The court has not yet published its ruling, but Huwaiti's mother reported the news in a tweet on Wednesday.
"The Supreme Court overturned the judgement on behalf of my youngest son, Abdullah al-Huwaiti. Thank you everyone who stood with me and supported me," she said.
Saudi law stipulates that there must be a retrial in his case, however, details about the proceedings remain to be determined.
In a statement on Thursday, Reprieve, a human rights group based in London, called on the public prosecutor to withdraw its request for the death penalty and for Huwaiti's "torture-tainted confession to be ruled inadmissible as evidence".
In May 2017, Huwaiti - who was 14-years-old at the time - was detained by police officers from his home in the northwestern city of Tabouk, and convicted of allegedly shooting a policeman during a robbery of a jewellery store.
He was held incommunicado for four months and denied access to a lawyer. He was interrogated under torture, including being whipped with electrical wire and was beaten to the point that he could not walk for days, according to Reprieve.
In March, Human Rights Watch said in a report that Huwaiti and five co-defendants told the court that the interrogators coerced their confessions through torture or the threat of it.
Tabouk's criminal court sentenced Huwaiti to death on 30 October 2019. He was 17 at the time. The court had used his false confession as the prime evidence in his conviction, even though Huwaiti had an alibi supported by statements from his mother, friends and CCTV footage that put him 200km away from the scene of the crime.
Last April, Saudi King Salman issued a royal decree ending death sentences for crimes committed as a minor, instead making the maximum sentence 10 years in a juvenile detention facility.

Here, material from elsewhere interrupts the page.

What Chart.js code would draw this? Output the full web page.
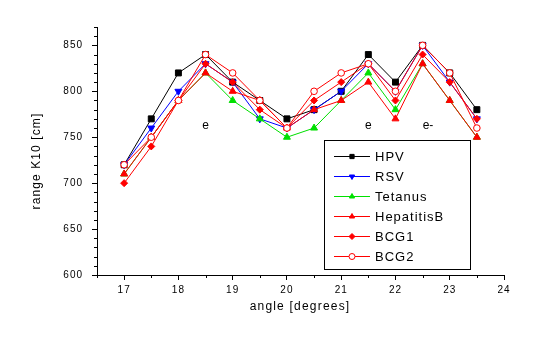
<!DOCTYPE html>
<html>
<head>
<meta charset="utf-8">
<script src="https://cdn.jsdelivr.net/npm/chart.js@4.4.1/dist/chart.umd.min.js"></script>
<style>
body { margin: 0; background: #fff; }
#wrap { width: 540px; height: 351px; }
</style>
</head>
<body>
<div id="wrap"><canvas id="rangeChart" width="540" height="351"></canvas></div>
<script>
const angles = [17, 17.5, 18, 18.5, 19, 19.5, 20, 20.5, 21, 21.5, 22, 22.5, 23, 23.5];

const hpv     = [720, 770, 820, 840, 810, 790, 770, 780, 800, 840, 810, 850, 820, 780];
const rsv     = [720, 760, 800, 830, 810, 770, 760, 780, 800, 830, 800, 850, 810, 770];
const tetanus = [710, 750, 790, 820, 790, 770, 750, 760, 790, 820, 780, 830, 790, 750];
const hepB    = [710, 750, 790, 820, 800, 790, 760, 780, 790, 810, 770, 830, 790, 750];
const bcg1    = [700, 740, 790, 830, 810, 780, 760, 790, 810, 830, 790, 840, 810, 770];
const bcg2    = [720, 750, 790, 840, 820, 790, 760, 800, 820, 830, 800, 850, 820, 760];

const xTicks = [17, 18, 19, 20, 21, 22, 23, 24];
const yTicks = [600, 650, 700, 750, 800, 850];

// little markers written on the plot
const noteLabels = ["e", "e", "e-"];
const noteAngles = [18.5, 21.5, 22.6];
const noteLevel = 763;

const FONT = "Liberation Sans";

function series(label, data, color, style, fill, size, rot, order) {
	return {
		label: label,
		data: data.map((v, i) => ({ x: angles[i], y: v })),
		borderColor: color,
		backgroundColor: color,
		borderWidth: 1,
		pointStyle: style,
		pointRadius: size,
		pointRotation: rot,
		pointBackgroundColor: fill,
		pointBorderColor: color,
		pointBorderWidth: 1,
		tension: 0,
		fill: false,
		order: order,
	};
}

const decor = {
	id: "decor",
	beforeDraw(chart) {
		const ctx = chart.ctx;
		ctx.save();
		ctx.fillStyle = "#fff";
		ctx.fillRect(0, 0, chart.width, chart.height);
		ctx.restore();
		ctx.letterSpacing = "1px";
	},
	afterDraw(chart) {
		const ctx = chart.ctx;
		const xs = chart.scales.x;
		const ys = chart.scales.y;
		ctx.save();
		ctx.strokeStyle = "#000";
		ctx.lineWidth = 1;

		// minor ticks
		ctx.beginPath();
		for (let v = 16.5; v < 24; v += 1) {
			const px = Math.round(xs.getPixelForValue(v)) + 0.5;
			ctx.moveTo(px, xs.top);
			ctx.lineTo(px, xs.top + 3);
		}
		for (let v = 610; v <= 870; v += 10) {
			if (v % 50 === 0) continue;
			const py = Math.round(ys.getPixelForValue(v)) + 0.5;
			ctx.moveTo(ys.right, py);
			ctx.lineTo(ys.right - 3, py);
		}
		ctx.stroke();

		// axis titles
		ctx.fillStyle = "#000";
		ctx.font = "12px " + FONT;
		ctx.letterSpacing = "1.2px";
		ctx.textAlign = "center";
		ctx.textBaseline = "middle";
		ctx.fillText("angle [degrees]", 300, 307);
		ctx.save();
		ctx.translate(37, 161);
		ctx.rotate(-Math.PI / 2);
		ctx.letterSpacing = "1.1px";
		ctx.fillText("range K10 [cm]", 0, 0);
		ctx.restore();

		// notes
		ctx.letterSpacing = "0px";
		ctx.font = "12px " + FONT;
		noteLabels.forEach((t, i) => {
			ctx.fillText(t, xs.getPixelForValue(noteAngles[i]), ys.getPixelForValue(noteLevel));
		});

		// legend box
		ctx.strokeRect(324.5, 140.5, 146, 129);
		ctx.font = "13px " + FONT;
		ctx.letterSpacing = "1px";
		ctx.textAlign = "left";
		chart.data.datasets.forEach((ds, i) => {
			const y = 156 + i * 20;
			ctx.strokeStyle = ds.borderColor;
			ctx.beginPath();
			ctx.moveTo(334, y + 0.5);
			ctx.lineTo(370, y + 0.5);
			ctx.stroke();
			ctx.fillStyle = ds.pointBackgroundColor;
			Chart.helpers.drawPoint(ctx, {
				pointStyle: ds.pointStyle,
				rotation: ds.pointRotation,
				radius: 3,
				borderWidth: 1,
			}, 352, y + 0.5);
			ctx.fillStyle = "#000";
			ctx.fillText(ds.label, 375, y + 1);
		});
		ctx.restore();
	},
};

new Chart("rangeChart", {
	type: "line",
	data: {
		datasets: [
			series("HPV", hpv, "#000000", "rect", "#000000", 4.2, 0, 5),
			series("RSV", rsv, "#0000ff", "triangle", "#0000ff", 4, 180, 4),
			series("Tetanus", tetanus, "#00e000", "triangle", "#00e000", 4, 0, 3),
			series("HepatitisB", hepB, "#ff0000", "triangle", "#ff0000", 4, 0, 2),
			series("BCG1", bcg1, "#ff0000", "rectRot", "#ff0000", 3.5, 0, 1),
			series("BCG2", bcg2, "#ff0000", "circle", "#ffffff", 3.3, 0, 0),
		],
	},
	options: {
		responsive: false,
		animation: false,
		devicePixelRatio: 1,
		layout: { padding: { top: 27, right: 36, left: 0, bottom: 0 } },
		plugins: {
			legend: { display: false },
			tooltip: { enabled: false },
		},
		scales: {
			x: {
				type: "linear",
				min: 16.5,
				max: 24,
				afterBuildTicks: (s) => { s.ticks = xTicks.map((v) => ({ value: v })); },
				afterFit: (s) => { s.height = 76; },
				grid: { display: true, drawOnChartArea: false, drawTicks: true, tickLength: 5, color: "#000", tickColor: "#000" },
				border: { display: true, color: "#000", width: 1 },
				ticks: { color: "#000", font: { family: FONT, size: 10 }, padding: 4, maxRotation: 0, autoSkip: false },
			},
			y: {
				min: 600,
				max: 870,
				afterBuildTicks: (s) => { s.ticks = yTicks.map((v) => ({ value: v })); },
				afterFit: (s) => { s.width = 97; },
				grid: { display: true, drawOnChartArea: false, drawTicks: true, tickLength: 5, color: "#000", tickColor: "#000" },
				border: { display: true, color: "#000", width: 1 },
				ticks: { color: "#000", font: { family: FONT, size: 10 }, padding: 9, autoSkip: false },
			},
		},
	},
	plugins: [decor],
});
</script>
</body>
</html>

Still, rights groups have raised concerns about its implementation and previously warned that several youths still face the death penalty.
"This is an opportunity for Saudi Arabia to show it is serious about abolishing the death penalty for childhood crimes," Maya Foa, director of Reprieve, said in a statement.
"Abdullah was 14 years old at the time of the alleged offence and should never have been facing a death sentence."
Despite the Supreme Court's ruling, Saudi legal specialist Taha al-Hajji, of the European Saudi Organisation for Human Rights, said concerns for Huwaiti's life remain.
"Our experience with the judiciary in Saudi Arabia shows that this step is not sufficient to protect his life," said Hajji, adding that the public prosecution may still seek the death sentence again because the case file is still open.
"Other minors are still at risk of execution. We are afraid of flaws in the law and manipulation of the ages of the prisoners to justify killing them, as happened in the case of Mustafa al-Darwish," he said.
Darwish, who was arrested in 2015, was executed in June over charges relating to protests which he took part in when he was 17 in Saudi Arabia's Eastern Province.